В течение Второй мировой войны они мстили. А в этой Сребренице тоже убито много сербов, может быть, чуть меньше. Скажем, так. Если убито 700 мусульман и 500 сербов, то 500 сербов – это ничего, об этом не надо говорить, не надо никого судить. Орича надо отпустить и провозгласить его героем, а Караджича… В обвинении его будут судить за геноцид. Если он будет провозглашён виноватым, президент сербов, то – возможно, я неправа – мы будем первым народом в истории мира, который провозгласят геноцидным народом. Немцев таковыми никто не провозглашал…

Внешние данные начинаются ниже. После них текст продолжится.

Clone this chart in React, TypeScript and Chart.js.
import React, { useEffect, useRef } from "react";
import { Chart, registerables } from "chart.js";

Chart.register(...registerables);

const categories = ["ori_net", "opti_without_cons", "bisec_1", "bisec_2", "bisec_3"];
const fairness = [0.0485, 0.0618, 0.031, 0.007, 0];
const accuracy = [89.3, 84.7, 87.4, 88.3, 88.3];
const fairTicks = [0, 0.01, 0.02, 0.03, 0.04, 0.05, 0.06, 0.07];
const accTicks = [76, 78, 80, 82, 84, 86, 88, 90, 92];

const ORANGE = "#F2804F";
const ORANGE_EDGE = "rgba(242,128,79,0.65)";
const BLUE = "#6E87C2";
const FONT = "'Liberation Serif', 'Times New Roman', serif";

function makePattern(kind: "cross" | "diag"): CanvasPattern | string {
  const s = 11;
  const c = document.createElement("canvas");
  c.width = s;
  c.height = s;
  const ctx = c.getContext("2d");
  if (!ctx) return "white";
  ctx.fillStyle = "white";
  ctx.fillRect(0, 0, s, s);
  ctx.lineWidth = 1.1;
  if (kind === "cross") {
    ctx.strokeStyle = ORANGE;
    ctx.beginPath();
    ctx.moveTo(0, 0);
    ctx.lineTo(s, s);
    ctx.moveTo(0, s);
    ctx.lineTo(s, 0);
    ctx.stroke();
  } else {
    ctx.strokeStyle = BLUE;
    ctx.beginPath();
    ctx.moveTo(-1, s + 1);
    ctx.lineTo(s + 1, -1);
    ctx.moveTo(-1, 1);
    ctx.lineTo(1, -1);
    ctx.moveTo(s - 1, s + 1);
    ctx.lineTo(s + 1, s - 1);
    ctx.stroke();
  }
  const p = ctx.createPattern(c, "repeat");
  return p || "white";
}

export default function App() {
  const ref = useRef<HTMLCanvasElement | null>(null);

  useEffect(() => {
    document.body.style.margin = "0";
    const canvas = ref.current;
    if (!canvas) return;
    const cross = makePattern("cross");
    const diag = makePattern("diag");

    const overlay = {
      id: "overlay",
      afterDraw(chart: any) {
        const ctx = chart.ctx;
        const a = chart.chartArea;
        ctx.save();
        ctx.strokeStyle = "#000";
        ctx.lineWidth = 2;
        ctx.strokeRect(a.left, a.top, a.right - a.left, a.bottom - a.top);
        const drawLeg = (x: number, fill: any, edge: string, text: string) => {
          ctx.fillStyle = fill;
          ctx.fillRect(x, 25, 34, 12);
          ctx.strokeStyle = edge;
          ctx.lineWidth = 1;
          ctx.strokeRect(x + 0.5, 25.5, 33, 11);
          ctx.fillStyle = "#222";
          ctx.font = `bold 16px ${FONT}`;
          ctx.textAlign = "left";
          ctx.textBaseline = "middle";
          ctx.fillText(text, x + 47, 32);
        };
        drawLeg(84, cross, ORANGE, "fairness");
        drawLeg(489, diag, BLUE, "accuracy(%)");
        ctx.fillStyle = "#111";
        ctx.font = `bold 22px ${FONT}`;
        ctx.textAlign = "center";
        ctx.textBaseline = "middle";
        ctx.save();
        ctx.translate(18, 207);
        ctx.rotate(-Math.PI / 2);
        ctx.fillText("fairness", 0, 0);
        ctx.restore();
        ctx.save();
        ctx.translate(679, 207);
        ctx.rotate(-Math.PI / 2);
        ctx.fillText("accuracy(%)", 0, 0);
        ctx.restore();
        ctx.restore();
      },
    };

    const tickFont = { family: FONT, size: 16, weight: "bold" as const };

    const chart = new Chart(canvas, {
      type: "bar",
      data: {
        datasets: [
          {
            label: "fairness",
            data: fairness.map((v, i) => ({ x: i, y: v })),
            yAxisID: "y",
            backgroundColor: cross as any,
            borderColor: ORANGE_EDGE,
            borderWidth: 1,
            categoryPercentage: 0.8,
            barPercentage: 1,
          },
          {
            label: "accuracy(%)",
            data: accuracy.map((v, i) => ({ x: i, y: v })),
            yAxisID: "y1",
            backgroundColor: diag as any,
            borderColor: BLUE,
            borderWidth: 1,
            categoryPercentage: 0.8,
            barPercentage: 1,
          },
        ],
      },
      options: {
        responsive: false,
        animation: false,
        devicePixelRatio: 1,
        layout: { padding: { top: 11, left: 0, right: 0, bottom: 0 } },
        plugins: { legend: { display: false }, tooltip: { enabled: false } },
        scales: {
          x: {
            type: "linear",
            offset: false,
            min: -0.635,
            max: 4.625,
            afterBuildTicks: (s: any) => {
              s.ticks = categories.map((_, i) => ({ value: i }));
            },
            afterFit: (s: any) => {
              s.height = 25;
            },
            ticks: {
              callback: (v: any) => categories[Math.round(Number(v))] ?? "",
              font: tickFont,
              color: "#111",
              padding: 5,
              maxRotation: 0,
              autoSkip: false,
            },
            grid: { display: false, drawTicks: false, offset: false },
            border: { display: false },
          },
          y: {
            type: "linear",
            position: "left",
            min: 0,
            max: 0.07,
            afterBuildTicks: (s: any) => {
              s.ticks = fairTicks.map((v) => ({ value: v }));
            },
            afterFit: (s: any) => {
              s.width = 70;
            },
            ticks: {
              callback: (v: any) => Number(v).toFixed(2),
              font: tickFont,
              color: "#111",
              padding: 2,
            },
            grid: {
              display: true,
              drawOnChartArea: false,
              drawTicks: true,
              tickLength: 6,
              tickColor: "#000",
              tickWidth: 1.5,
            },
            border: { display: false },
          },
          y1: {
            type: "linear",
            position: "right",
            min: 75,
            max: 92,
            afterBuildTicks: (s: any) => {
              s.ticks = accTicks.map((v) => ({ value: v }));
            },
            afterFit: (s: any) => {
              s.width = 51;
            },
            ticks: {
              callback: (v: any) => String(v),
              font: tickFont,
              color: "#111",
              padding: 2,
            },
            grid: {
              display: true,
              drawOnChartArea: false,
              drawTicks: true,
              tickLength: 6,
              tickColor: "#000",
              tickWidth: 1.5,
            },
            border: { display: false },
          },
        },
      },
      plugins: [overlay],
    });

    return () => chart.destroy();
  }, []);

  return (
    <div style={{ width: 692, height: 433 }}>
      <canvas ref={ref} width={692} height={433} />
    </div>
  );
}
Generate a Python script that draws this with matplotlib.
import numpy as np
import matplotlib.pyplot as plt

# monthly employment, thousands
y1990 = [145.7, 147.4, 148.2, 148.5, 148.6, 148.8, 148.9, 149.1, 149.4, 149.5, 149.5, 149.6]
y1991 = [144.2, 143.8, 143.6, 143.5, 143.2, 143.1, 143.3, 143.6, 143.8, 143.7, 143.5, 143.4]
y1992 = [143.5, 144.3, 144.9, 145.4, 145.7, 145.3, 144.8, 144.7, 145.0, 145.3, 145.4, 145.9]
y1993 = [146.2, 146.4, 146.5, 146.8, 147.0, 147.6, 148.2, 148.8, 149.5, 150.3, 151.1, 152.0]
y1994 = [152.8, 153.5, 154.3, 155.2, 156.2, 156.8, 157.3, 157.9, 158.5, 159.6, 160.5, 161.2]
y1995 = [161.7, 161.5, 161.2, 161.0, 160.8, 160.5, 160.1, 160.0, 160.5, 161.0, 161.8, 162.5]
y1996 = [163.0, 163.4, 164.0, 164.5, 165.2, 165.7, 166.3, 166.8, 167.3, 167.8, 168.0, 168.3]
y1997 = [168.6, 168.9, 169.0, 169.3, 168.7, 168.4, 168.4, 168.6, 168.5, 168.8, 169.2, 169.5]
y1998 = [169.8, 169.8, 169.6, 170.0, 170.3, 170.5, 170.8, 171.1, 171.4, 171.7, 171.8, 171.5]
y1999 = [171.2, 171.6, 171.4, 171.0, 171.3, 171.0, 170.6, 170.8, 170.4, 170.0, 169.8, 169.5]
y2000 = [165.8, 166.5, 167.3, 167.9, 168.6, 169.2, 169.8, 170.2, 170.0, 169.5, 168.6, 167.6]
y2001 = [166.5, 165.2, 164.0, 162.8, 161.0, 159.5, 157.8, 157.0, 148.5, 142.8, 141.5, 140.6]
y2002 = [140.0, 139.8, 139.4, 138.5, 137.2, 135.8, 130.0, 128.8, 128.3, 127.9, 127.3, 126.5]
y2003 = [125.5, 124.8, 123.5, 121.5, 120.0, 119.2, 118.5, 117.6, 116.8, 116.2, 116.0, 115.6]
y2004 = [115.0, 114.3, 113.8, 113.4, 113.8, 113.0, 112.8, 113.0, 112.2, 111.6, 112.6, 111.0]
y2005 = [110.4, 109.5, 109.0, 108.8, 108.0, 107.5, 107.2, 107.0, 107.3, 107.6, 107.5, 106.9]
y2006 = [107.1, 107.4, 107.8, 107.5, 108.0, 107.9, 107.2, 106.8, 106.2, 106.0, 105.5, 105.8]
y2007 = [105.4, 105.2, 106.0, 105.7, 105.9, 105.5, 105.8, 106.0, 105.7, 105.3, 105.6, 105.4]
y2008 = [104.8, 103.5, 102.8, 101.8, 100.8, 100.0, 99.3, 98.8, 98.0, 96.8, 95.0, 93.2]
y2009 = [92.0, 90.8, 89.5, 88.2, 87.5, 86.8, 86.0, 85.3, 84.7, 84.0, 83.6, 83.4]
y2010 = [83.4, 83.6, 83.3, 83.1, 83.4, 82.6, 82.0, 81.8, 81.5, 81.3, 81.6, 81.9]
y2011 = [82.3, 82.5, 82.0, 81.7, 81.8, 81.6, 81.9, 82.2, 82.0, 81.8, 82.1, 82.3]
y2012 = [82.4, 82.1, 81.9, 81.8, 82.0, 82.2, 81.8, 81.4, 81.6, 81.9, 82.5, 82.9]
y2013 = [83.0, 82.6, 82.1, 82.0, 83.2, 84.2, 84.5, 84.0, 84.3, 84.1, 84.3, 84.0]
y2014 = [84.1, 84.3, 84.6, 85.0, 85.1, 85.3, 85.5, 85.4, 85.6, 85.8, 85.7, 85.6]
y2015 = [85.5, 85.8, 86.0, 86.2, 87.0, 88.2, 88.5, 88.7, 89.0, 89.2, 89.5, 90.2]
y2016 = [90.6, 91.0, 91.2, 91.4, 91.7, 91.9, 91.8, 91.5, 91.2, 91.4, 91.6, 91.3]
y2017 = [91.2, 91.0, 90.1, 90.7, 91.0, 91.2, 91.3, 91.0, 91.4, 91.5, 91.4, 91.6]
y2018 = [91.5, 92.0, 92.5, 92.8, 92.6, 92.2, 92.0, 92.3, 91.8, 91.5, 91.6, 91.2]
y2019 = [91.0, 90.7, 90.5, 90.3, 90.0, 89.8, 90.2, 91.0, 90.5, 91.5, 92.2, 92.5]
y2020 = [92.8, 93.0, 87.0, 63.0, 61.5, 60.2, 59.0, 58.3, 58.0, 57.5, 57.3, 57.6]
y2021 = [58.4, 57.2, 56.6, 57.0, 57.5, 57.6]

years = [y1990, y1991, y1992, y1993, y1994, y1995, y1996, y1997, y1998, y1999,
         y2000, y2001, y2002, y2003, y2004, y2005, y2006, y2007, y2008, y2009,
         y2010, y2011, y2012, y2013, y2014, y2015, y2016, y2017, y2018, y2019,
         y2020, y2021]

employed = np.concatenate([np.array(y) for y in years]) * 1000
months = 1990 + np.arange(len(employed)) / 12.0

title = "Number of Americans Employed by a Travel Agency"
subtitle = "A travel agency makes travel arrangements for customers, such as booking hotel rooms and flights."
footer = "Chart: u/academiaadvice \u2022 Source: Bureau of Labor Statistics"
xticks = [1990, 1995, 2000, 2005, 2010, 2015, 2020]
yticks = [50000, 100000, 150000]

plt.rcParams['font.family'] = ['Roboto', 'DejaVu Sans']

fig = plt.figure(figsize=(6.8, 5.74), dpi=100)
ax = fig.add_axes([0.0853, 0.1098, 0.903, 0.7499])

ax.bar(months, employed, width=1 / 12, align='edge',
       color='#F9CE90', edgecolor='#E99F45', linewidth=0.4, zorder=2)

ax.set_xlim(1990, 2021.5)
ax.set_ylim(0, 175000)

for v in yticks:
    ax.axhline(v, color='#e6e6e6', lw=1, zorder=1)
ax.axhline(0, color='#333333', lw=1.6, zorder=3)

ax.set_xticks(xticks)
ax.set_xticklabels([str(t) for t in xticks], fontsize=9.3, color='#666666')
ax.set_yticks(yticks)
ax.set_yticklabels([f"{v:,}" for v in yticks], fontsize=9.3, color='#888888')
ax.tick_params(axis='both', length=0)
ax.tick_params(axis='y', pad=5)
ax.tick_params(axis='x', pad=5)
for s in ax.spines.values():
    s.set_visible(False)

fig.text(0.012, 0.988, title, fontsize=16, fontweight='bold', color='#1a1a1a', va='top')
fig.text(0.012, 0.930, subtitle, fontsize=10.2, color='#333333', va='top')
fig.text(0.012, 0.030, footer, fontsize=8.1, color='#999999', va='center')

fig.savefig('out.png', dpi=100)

Сколько бы народа ни погибло, всё равно это была гражданская война, было страшно. И нельзя сказать, что мы совсем ни в чём не виноваты. И наши убивали. Но не только сербы, а убивали, к сожалению, все. Зачем же судить только Караджича, только сербский народ? До сих пор Гаага была таким местом, где судят практически только сербов. Почему с точки зрения людей, разделяющих моё мнение, Караджич герой? Потому что свой народ защищал.
Только 50 лет прошло после Второй мировой войны, может, чуть больше. Вы знаете, сколько сербов было убито мусульманами и хорватами в течение Второй мировой войны? По официальным данным в концлагере Ясеновац было убито 700 тысяч человек. Мы все знаем, что официальные и реальные данные в основном расходятся, мягко говоря.
– Тито потом не отыгрался за сербов, нет?
– Вы знаете, благодаря Тито мы до этого и дошли. Мне кажется, это один из самых ужасных людей, который мог повстречаться сербам на их историческом пути. Сербов он явно недолюбливал. Вокруг Тито очень часто оказывались сербы, которые своих потом мучили после войны – имущество отнимали, раскулачивали. Его правой рукой был словенец, потом хорват. Всё-таки вот такие посты сербам он не доверял. В памяти людей это совсем не далёкое прошлое.
Говорят, после Второй мировой войны сербы, которым пришлось покинуть Югославию, именно Югославию Тито, спросили у владыки Николая (Велимировича): «А как вообще сейчас там народ жить будет?» Ведь пришлось жить всем вместе – и сербам, и хорватам, и мусульманам. Особенно сербам, которые действительно очень сильно страдали. Как они вообще это забудут, то, что их убивали, вырезали? И владыка ответил: «Это не надо забывать. Надо простить».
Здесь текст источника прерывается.